Data provided:
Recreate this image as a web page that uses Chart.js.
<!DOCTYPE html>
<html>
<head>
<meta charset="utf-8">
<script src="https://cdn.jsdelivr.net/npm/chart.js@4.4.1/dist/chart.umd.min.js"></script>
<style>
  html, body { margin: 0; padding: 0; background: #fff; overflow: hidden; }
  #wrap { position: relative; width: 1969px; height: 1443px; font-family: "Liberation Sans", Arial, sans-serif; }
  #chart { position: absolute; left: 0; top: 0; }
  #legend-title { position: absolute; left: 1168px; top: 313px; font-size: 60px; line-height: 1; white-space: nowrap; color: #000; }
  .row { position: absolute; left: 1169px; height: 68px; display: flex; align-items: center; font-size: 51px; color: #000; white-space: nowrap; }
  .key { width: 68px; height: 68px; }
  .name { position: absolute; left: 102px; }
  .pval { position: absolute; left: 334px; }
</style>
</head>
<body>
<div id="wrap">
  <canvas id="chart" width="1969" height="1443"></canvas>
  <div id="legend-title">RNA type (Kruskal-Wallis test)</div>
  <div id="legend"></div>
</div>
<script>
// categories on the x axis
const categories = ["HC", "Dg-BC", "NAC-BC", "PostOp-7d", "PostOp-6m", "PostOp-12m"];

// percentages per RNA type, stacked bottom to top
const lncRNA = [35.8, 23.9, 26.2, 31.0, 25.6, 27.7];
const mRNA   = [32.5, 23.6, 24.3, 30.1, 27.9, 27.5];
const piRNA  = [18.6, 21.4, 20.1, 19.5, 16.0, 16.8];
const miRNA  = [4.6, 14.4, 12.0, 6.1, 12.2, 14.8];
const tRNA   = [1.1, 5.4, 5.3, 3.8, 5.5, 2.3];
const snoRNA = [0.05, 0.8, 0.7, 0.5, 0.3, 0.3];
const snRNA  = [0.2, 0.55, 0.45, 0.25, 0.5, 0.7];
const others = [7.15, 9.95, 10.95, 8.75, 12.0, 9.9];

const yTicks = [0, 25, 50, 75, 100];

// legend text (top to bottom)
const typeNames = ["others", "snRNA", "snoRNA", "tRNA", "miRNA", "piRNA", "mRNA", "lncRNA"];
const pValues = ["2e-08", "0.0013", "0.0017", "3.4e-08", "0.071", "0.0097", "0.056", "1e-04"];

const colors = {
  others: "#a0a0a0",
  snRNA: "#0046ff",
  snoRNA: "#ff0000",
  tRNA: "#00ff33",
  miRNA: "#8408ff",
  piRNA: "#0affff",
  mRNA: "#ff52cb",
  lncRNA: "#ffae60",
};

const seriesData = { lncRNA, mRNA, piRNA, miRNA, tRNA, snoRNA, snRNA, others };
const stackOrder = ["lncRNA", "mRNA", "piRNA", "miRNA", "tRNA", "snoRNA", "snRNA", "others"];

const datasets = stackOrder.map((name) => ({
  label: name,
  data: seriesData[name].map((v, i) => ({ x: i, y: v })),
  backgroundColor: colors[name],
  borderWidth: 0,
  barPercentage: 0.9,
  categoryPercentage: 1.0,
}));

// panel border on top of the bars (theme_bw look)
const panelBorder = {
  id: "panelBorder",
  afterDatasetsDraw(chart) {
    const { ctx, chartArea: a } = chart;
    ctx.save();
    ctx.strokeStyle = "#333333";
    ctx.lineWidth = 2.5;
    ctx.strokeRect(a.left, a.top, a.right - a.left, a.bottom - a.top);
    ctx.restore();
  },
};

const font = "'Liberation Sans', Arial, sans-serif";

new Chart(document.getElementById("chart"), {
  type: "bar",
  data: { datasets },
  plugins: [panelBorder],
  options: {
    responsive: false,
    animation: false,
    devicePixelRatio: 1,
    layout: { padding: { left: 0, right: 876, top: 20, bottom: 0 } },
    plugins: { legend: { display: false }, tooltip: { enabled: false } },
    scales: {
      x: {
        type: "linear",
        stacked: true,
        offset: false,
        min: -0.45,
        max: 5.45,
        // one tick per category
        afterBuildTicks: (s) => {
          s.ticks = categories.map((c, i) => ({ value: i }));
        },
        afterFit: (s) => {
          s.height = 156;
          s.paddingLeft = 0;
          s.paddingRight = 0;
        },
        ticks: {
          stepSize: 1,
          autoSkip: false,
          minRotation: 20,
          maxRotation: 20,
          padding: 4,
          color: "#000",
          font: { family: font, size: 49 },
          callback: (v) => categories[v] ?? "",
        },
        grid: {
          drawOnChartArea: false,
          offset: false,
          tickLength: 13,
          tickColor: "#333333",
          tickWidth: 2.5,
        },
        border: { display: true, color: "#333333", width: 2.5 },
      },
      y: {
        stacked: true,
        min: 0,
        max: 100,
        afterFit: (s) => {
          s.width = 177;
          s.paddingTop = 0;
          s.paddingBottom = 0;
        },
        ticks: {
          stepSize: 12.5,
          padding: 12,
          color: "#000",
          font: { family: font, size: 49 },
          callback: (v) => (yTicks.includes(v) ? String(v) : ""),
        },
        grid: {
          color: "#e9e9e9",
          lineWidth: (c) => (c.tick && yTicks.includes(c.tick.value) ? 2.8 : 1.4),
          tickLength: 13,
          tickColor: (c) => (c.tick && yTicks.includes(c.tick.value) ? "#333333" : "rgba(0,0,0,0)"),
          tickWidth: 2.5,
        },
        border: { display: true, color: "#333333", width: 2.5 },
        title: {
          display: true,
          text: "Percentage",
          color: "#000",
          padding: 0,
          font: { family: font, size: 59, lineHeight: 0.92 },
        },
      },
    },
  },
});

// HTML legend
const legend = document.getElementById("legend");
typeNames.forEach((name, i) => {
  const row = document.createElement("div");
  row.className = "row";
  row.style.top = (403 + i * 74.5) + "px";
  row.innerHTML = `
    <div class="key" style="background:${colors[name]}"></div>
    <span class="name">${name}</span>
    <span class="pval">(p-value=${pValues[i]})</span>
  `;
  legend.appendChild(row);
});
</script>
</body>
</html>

---

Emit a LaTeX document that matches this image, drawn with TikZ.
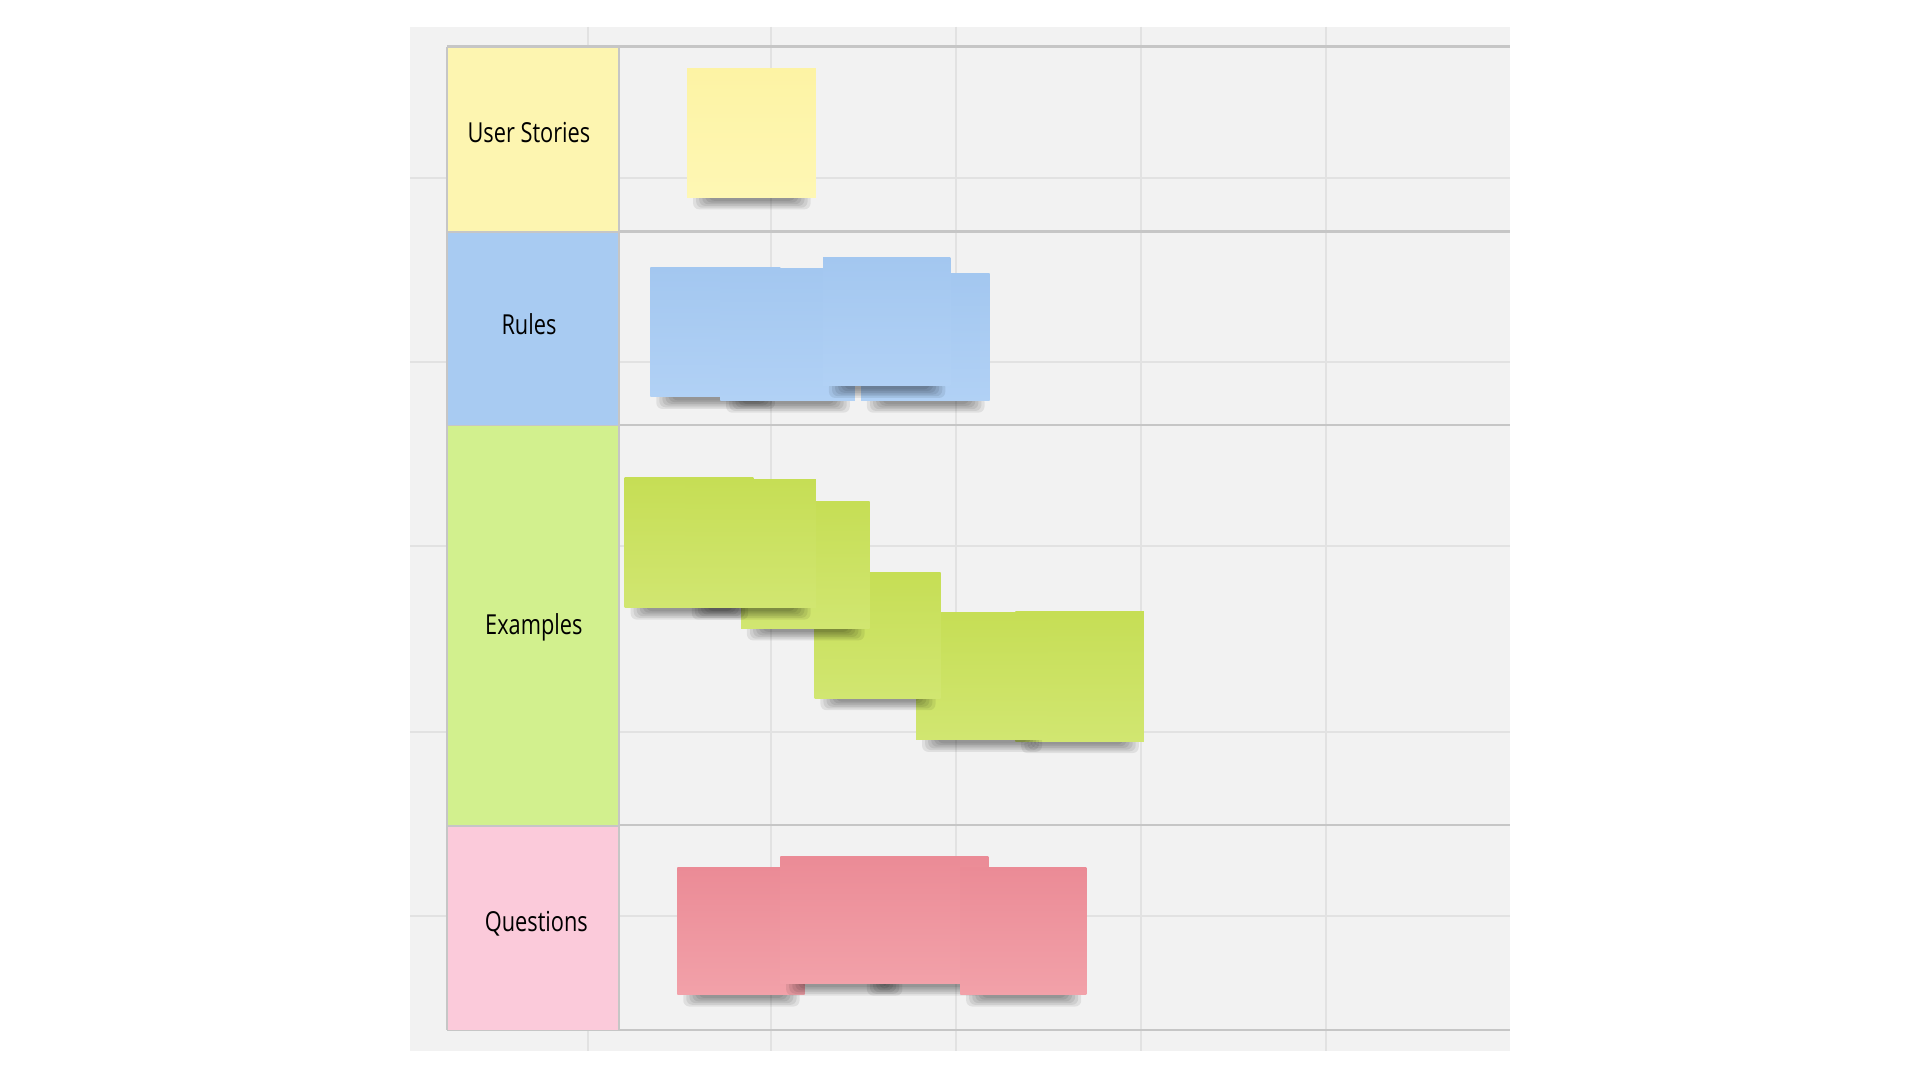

Required work: Of the lines in the material, how many hold the word "document"? Reply with the number only.

Output for this exercise: 4